Northern Ireland

Ballymurphy inquest hears from woman who watched killings from bedroom window

Relatives of people shot dead in Ballymurphy in August 1971 leave Belfast Coroners Court after hearing evidence at the inquest. Picture by Hugh Russell
Relatives of people shot dead in Ballymurphy in August 1971 leave Belfast Coroners Court after hearing evidence at the inquest. Picture by Hugh Russell Relatives of people shot dead in Ballymurphy in August 1971 leave Belfast Coroners Court after hearing evidence at the inquest. Picture by Hugh Russell

A woman has described watching out her bedroom window as a soldier shot two people as they lay on the ground.
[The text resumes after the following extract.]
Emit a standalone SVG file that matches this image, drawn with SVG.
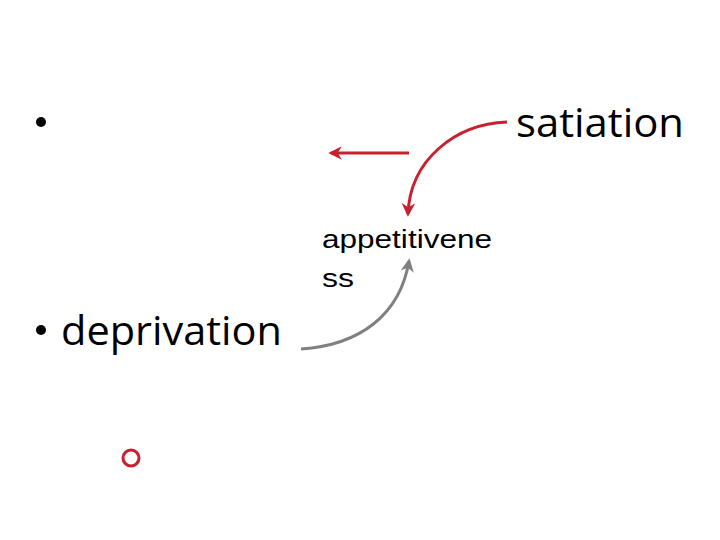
<svg xmlns="http://www.w3.org/2000/svg" width="720" height="540" viewBox="0 0 720 540">
<style>
.big{font-family:"Open Sans","Liberation Sans",sans-serif;font-size:40px;fill:#000}
.sm{font-family:"Liberation Sans",Arial,sans-serif;font-size:26px;fill:#000}
.red{fill:none;stroke:#C8202F;stroke-width:3}
.gray{fill:none;stroke:#808080;stroke-width:3}
</style>
<defs>
<marker id="ar" viewBox="0 0 10 10" refX="8" refY="5" markerWidth="4.5" markerHeight="4.5" orient="auto" markerUnits="strokeWidth"><path d="M0,0 L10,5 L0,10 L3,5 Z" fill="#C8202F"/></marker>
<marker id="ag" viewBox="0 0 10 10" refX="8" refY="5" markerWidth="4.5" markerHeight="4.5" orient="auto" markerUnits="strokeWidth"><path d="M0,0 L10,5 L0,10 L3,5 Z" fill="#808080"/></marker>
</defs>
<rect width="720" height="540" fill="#fff"/>
<g id="bullet1"><circle cx="41" cy="122" r="5" fill="#000"/></g>
<g id="satiation"><text class="big" x="516" y="137" textLength="168" lengthAdjust="spacingAndGlyphs">satiation</text></g>
<g id="appetitiveness"><text class="sm" x="322" y="248" textLength="170" lengthAdjust="spacingAndGlyphs">appetitivene</text><text class="sm" x="322" y="287" textLength="32" lengthAdjust="spacingAndGlyphs">ss</text></g>
<g id="deprivation"><circle cx="41" cy="330" r="5" fill="#000"/><text class="big" x="61" y="345" textLength="221" lengthAdjust="spacingAndGlyphs">deprivation</text></g>
<g id="circle"><circle cx="131" cy="458" r="8" fill="none" stroke="#C8202F" stroke-width="3"/></g>
<g id="connectors">
<path class="red" d="M409,153 L331,153" marker-end="url(#ar)"/>
<path class="red" d="M507,122 C455,124 410,160 408,214" marker-end="url(#ar)"/>
<path class="gray" d="M301,349 C360,345 400,315 409,261" marker-end="url(#ag)"/>
</g>
</svg>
Ann Callaghan was 18 years old when four people were shot dead in an area facing her home close to the Henry Taggart army base in west Belfast in 1971.

They were Joan Connolly, Joseph Murphy, Noel Phillips and Daniel Teggart.

Ms Callaghan was giving evidence to the inquest into the deaths of 11 people in Ballymurphy in the days after the introduction of internment.

She said she watched a soldier leave the base and cross the road to the entrance to the Manse field and shoot two people several times as they lay on the ground.

She said her father Joseph, now deceased, had been a British soldier and explained to her what was happening.

Ms Callaghan said the soldier used his rifle to fire at two figures, saying she recalled the barrel of the weapons being moved in a figure-of-eight motion, with the bodies jumping with each impact and their legs kicking in the air.

Earlier, the inquest heard recent statements made by two women who each lost a parent in the shootings that day.

Briege Voyle, whose mother Joan Connolly was shot dead, said the mother-of-eight honestly believed the soldiers would not harm her.

Alice Harper said she went to the Henry Taggart base three times to try and find her father, Daniel Teggart, and one soldier at the base told her "We've no time for f-ing arresting, just killing."